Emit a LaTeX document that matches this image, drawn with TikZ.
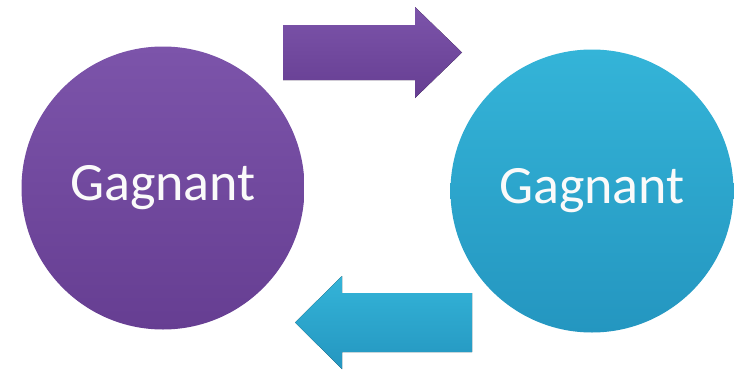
\documentclass[tikz,border=0pt]{standalone}
\usepackage{fontspec}
\setsansfont{Carlito}
\definecolor{purpleTop}{RGB}{124,84,170}
\definecolor{purpleBot}{RGB}{102,62,146}
\definecolor{tealTop}{RGB}{52,180,216}
\definecolor{tealBot}{RGB}{36,150,192}
\begin{document}
\begin{tikzpicture}[x=1pt, y=-1pt,
    winner/.style={circle, minimum size=283pt, inner sep=0pt, text=white!96!gray,
                   font=\sffamily\fontsize{54}{60}\selectfont},
    purplefill/.style={top color=purpleTop, bottom color=purpleBot},
    tealfill/.style={top color=tealTop, bottom color=tealBot}
  ]
  \fill[white] (0,0) rectangle (736,375);
  \useasboundingbox (0,0) rectangle (736,375);
  % the two circles
  \node[winner, purplefill] (gauche) at (163,188) {Gagnant};
  \node[winner, tealfill] (droite) at (592,191) {Gagnant};
  % arrow to the right, on top
  \fill[purplefill] (283,25) -- (415,25) -- (415,7) -- (462,52.5) -- (415,98)
    -- (415,80) -- (283,80) -- cycle;
  % arrow to the left, below
  \fill[tealfill] (472,293) -- (342,293) -- (342,276) -- (295,322.5) -- (342,369)
    -- (342,352) -- (472,352) -- cycle;
\end{tikzpicture}
\end{document}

____

## What is being asked
Omit the pictures and reproduce the listing exactly.

## Exercise response
Emit a LaTeX document that matches this image, drawn with TikZ.
\documentclass[tikz,border=0pt]{standalone}
\usepackage{fontspec}
\setsansfont{Carlito}
\definecolor{purpleTop}{RGB}{124,84,170}
\definecolor{purpleBot}{RGB}{102,62,146}
\definecolor{tealTop}{RGB}{52,180,216}
\definecolor{tealBot}{RGB}{36,150,192}
\begin{document}
\begin{tikzpicture}[x=1pt, y=-1pt,
    winner/.style={circle, minimum size=283pt, inner sep=0pt, text=white!96!gray,
                   font=\sffamily\fontsize{54}{60}\selectfont},
    purplefill/.style={top color=purpleTop, bottom color=purpleBot},
    tealfill/.style={top color=tealTop, bottom color=tealBot}
  ]
  \fill[white] (0,0) rectangle (736,375);
  \useasboundingbox (0,0) rectangle (736,375);
  % the two circles
  \node[winner, purplefill] (gauche) at (163,188) {Gagnant};
  \node[winner, tealfill] (droite) at (592,191) {Gagnant};
  % arrow to the right, on top
  \fill[purplefill] (283,25) -- (415,25) -- (415,7) -- (462,52.5) -- (415,98)
    -- (415,80) -- (283,80) -- cycle;
  % arrow to the left, below
  \fill[tealfill] (472,293) -- (342,293) -- (342,276) -- (295,322.5) -- (342,369)
    -- (342,352) -- (472,352) -- cycle;
\end{tikzpicture}
\end{document}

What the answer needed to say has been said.